Abstract: This work systematically investigates the post-Newtonian behavior of general quadratic gravity in the weak-field regime. By extending the Einstein-Hilbert action to include quadratic curvature terms as $\mathcal{L}\propto R-λC^2+μR^2$, the theory introduces two massive modes: a scalar mode and a ghost tensor mode. Using the post-Newtonian expansion method, we derive the explicit expressions for the metric for a general source up to 1.5PN order. Furthermore, for a point-mass source, we extend the solution to 2PN order and evaluate the effective Parameterized Post-Newtonian parameters $γ(r)$ and $β(r)$. The results show that deviations from General Relativity are exponentially suppressed. The theory has the feature $γ(r)\equiv 1$ when $m_R=m_W$, and to ensure that gravity remains attractive, we have $m_W>m_R/4$. The leading correction to $β(r)$ exhibiting a characteristic $\mathcal{O}(r \ln (r)e^{-mr})$ dependence.
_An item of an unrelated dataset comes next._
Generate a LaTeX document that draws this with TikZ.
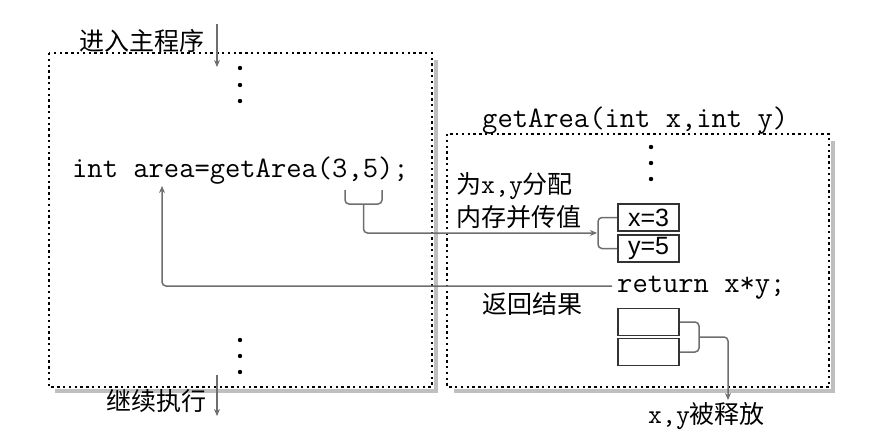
\documentclass[tikz,border=0pt]{standalone}
\usepackage{fontspec}
\newfontfamily\cjk{Noto Sans CJK SC}
\newfontfamily\cellfont{Liberation Sans}
\usetikzlibrary{arrows.meta}
\definecolor{conncol}{HTML}{6E6E6E}
\tikzset{
  mono/.style={font=\fontsize{29.7}{30}\selectfont\ttfamily, inner sep=0, anchor=base west},
  cjkt/.style={font=\fontsize{25}{25}\selectfont\cjk, inner sep=0, anchor=base west},
  frame/.style={draw=black, line width=2.4pt, dash pattern=on 2.4pt off 3.4pt},
  shade/.style={draw=black!25, line width=4pt},
  conn/.style={draw=conncol, line width=1.5pt, rounded corners=4pt},
  arr/.style={conn, -{Stealth[length=7pt,width=6pt]}},
  cell/.style={draw=black!80, line width=1.6pt, minimum width=61pt, minimum height=27pt, inner sep=0,
    font=\fontsize{25}{25}\selectfont\cellfont},
  vdot/.style={fill=black, circle, inner sep=0, minimum size=4.4pt}
}
\begin{document}
\begin{tikzpicture}[x=1pt,y=-1pt]
\useasboundingbox (0,0) rectangle (894,447);
% shadows
\draw[shade] (436,60) -- (436,391) -- (55,391);
\draw[shade] (833,141) -- (833,391) -- (454,391);
% frames
\draw[frame] (49,53) rectangle (432,387);
\draw[frame] (447,134) rectangle (829,387);

% left program
\node[cjkt] (enter) at (79,50) {进入主程序};
\coordinate (entTop) at (217,24);
\coordinate (entBot) at (217,67);
\draw[arr] (entTop) -- (entBot);
\foreach \y [count=\i] in {68,85,101} \node[vdot] (ld\i) at (240,\y) {};
\node[mono] (call) at (72,177) {int area=getArea(3,5);};
\foreach \y [count=\i] in {340,356,372} \node[vdot] (bd\i) at (240,\y) {};
\node[cjkt] (cont) at (106,410) {继续执行};
\coordinate (contTop) at (217,375);
\coordinate (contBot) at (217,416);
\draw[arr] (contTop) -- (contBot);

% right function
\node[mono] (sig) at (482,127) {getArea(int x,int y)};
\foreach \y [count=\i] in {147,163,179} \node[vdot] (rd\i) at (651,\y) {};
\node[cjkt] (alloc1) at (456,193) {为{\fontsize{27}{27}\selectfont\ttfamily x,y}分配};
\node[cjkt] (alloc2) at (456,226) {内存并传值};
\node[cell] (cx) at (648.5,217.5) {x=3};
\node[cell] (cy) at (648.5,248.5) {y=5};
\node[mono] (ret) at (617,292) {return x*y;};
\node[cjkt] (retlbl) at (482,313) {返回结果};
\node[cell] (ex) at (648.5,322) {};
\node[cell] (ey) at (648.5,352) {};
\node[cjkt] (free) at (648,423) {{\fontsize{27}{27}\selectfont\ttfamily x,y}被释放};

% parameter passing
\coordinate (b1) at (345,190);
\coordinate (b2) at (382,190);
\coordinate (bm) at (363.5,204);
\coordinate (inb) at (597,233);
\draw[conn] (b1) -- (345,204) -- (382,204) -- (b2);
\draw[arr] (bm) -- (363.5,233) -- (inb);
\draw[conn] (cx.west) -- (598,217.5) -- (598,248.5) -- (cy.west);

% return
\coordinate (retL) at (612,286);
\coordinate (areaPt) at (162,186);
\draw[arr] (retL) -- (162,286) -- (areaPt);

% release
\draw[conn] (ex.east) -- (699,322) -- (699,352) -- (ey.east);
\coordinate (relTip) at (728,400);
\draw[arr] (699,337) -- (728,337) -- (relTip);
\end{tikzpicture}
\end{document}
Based on the Solar System experiments, we derive preliminary constraints on the theory's parameters: $m_R,m_W\gtrsim23~\mathrm{AU}^{-1}$, corresponding to $λ\lesssim2.1\times10^{19}~\mathrm{m}^2$ and $μ\lesssim 7.1\times 10^{18}~\mathrm{m}^2$. This study provides a theoretical foundation for future tests of quadratic gravity using pulsar timing arrays, gravitational-wave observations, and laboratory-scale short-range gravity experiments.